--- Exercise ---
Leave out the pictures and restate the rest of the data exactly.

--- Recorded information ---
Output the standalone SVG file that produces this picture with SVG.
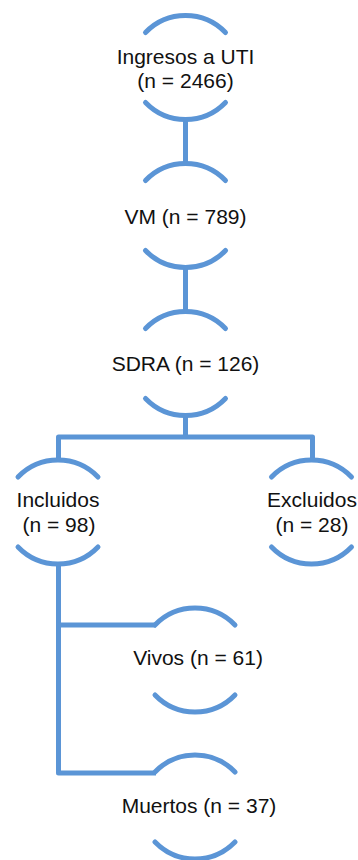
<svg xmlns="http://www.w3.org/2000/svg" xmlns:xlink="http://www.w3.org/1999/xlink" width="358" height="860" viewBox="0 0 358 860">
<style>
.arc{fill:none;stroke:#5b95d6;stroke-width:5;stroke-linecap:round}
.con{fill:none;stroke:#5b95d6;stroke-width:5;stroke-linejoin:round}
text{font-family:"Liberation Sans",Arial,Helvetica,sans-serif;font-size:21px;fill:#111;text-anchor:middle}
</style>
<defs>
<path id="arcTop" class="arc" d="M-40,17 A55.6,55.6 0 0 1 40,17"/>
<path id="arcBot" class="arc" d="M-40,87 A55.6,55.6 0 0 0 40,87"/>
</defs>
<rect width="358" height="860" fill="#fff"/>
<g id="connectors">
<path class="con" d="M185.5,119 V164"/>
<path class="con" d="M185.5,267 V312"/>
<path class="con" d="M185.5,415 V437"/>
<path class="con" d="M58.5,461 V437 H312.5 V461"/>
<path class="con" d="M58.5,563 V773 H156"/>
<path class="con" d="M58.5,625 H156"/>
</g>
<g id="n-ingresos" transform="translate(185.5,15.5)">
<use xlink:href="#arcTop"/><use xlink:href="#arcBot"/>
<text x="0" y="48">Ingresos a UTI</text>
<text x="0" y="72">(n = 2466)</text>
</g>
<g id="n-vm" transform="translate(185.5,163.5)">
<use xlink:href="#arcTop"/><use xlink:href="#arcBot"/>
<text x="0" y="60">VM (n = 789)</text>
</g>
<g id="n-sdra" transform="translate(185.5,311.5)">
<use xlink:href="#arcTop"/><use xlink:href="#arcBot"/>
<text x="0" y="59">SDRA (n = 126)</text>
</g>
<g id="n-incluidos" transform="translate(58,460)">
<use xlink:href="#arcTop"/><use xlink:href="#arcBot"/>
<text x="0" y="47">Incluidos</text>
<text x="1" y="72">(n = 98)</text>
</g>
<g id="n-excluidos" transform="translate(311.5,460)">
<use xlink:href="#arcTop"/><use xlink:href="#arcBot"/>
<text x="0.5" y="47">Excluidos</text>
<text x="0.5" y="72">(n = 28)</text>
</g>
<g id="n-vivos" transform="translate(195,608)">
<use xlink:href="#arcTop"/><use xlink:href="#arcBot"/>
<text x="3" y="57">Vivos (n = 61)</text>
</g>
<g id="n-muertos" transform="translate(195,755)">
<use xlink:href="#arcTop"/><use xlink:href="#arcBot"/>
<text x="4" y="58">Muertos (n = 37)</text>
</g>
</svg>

--- Result ---
Output the standalone SVG file that produces this picture with SVG.
<svg xmlns="http://www.w3.org/2000/svg" xmlns:xlink="http://www.w3.org/1999/xlink" width="358" height="860" viewBox="0 0 358 860">
<style>
.arc{fill:none;stroke:#5b95d6;stroke-width:5;stroke-linecap:round}
.con{fill:none;stroke:#5b95d6;stroke-width:5;stroke-linejoin:round}
text{font-family:"Liberation Sans",Arial,Helvetica,sans-serif;font-size:21px;fill:#111;text-anchor:middle}
</style>
<defs>
<path id="arcTop" class="arc" d="M-40,17 A55.6,55.6 0 0 1 40,17"/>
<path id="arcBot" class="arc" d="M-40,87 A55.6,55.6 0 0 0 40,87"/>
</defs>
<rect width="358" height="860" fill="#fff"/>
<g id="connectors">
<path class="con" d="M185.5,119 V164"/>
<path class="con" d="M185.5,267 V312"/>
<path class="con" d="M185.5,415 V437"/>
<path class="con" d="M58.5,461 V437 H312.5 V461"/>
<path class="con" d="M58.5,563 V773 H156"/>
<path class="con" d="M58.5,625 H156"/>
</g>
<g id="n-ingresos" transform="translate(185.5,15.5)">
<use xlink:href="#arcTop"/><use xlink:href="#arcBot"/>
<text x="0" y="48">Ingresos a UTI</text>
<text x="0" y="72">(n = 2466)</text>
</g>
<g id="n-vm" transform="translate(185.5,163.5)">
<use xlink:href="#arcTop"/><use xlink:href="#arcBot"/>
<text x="0" y="60">VM (n = 789)</text>
</g>
<g id="n-sdra" transform="translate(185.5,311.5)">
<use xlink:href="#arcTop"/><use xlink:href="#arcBot"/>
<text x="0" y="59">SDRA (n = 126)</text>
</g>
<g id="n-incluidos" transform="translate(58,460)">
<use xlink:href="#arcTop"/><use xlink:href="#arcBot"/>
<text x="0" y="47">Incluidos</text>
<text x="1" y="72">(n = 98)</text>
</g>
<g id="n-excluidos" transform="translate(311.5,460)">
<use xlink:href="#arcTop"/><use xlink:href="#arcBot"/>
<text x="0.5" y="47">Excluidos</text>
<text x="0.5" y="72">(n = 28)</text>
</g>
<g id="n-vivos" transform="translate(195,608)">
<use xlink:href="#arcTop"/><use xlink:href="#arcBot"/>
<text x="3" y="57">Vivos (n = 61)</text>
</g>
<g id="n-muertos" transform="translate(195,755)">
<use xlink:href="#arcTop"/><use xlink:href="#arcBot"/>
<text x="4" y="58">Muertos (n = 37)</text>
</g>
</svg>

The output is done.